While we had applied to jobs here and there in the Washington and Oregon areas after our trip, desperate to leave our current employers, we decided to hold off on any serious job searching until after we tied the knot. Once winter came, and wedding-related events halted, we continued the application process. To our surprise, a potential job for Robert came up in a town three hours south of Portland, and an hour away from Eugene and the Pacific Ocean, and he decided to apply for it. Lo and behold, he got an interview. During our trip to Japan, we found out that he had officially been accepted for the position! We were so worried about the timing not working out, but everything couldn’t have fallen into place more perfectly.

It’s been a little over a month since we found out Robert got the job. Words can’t express how relieved I am to finally be moving away from my hometown to a place where no one knows my name or my past. I’m anxious to finally start the new life I’ve needed for over a decade in a part of the United States that caters so well to Robert’s interests, as well as mine.

In addition to being closer to Portland, Seattle, and the Pacific Ocean, we’ll also be near San Francisco, which neither of us have been to. We’ll have easier access to numerous parks, forests, rivers, mountains, and other states in the U.S. that we have yet to explore. During winter, we’ll encounter little to no snow, which means smoother roads, no potholes and, if I get a new car, it’ll last longer than vehicles in the Midwest do. The state is also very bike-friendly, so we can finally utilize the bicycles we purchased almost two years but haven’t ridden much since then.

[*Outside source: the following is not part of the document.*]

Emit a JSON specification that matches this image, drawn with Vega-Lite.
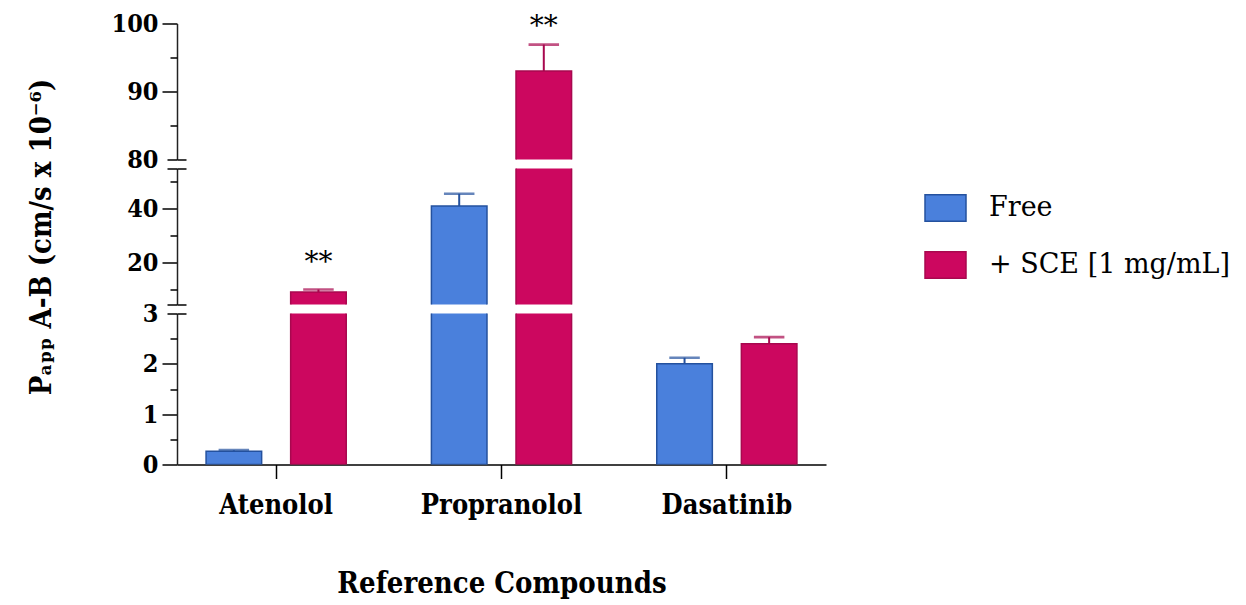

Looking back, our wanderlust just wasn’t a need to travel and explore the world. It makes complete sense now that whenever we ventured on to another city, state, or country, we were doing to so to escape the monotony of our daily lives in our hometowns, and to find a place in this world that better feels like “home” than what we’ve known since birth. It took a little longer than I had hoped to find that because life kept pulling me back to the area I grew up in, but as the cliché goes, things happen for a reason. I believe the reason why I continuously returned to my hometown was so I could get acquainted with the person who would not only help me find the next path I needed to go on in life, but also, the person who would join me on that journey to find the underlying happiness I’ve been craving for a while.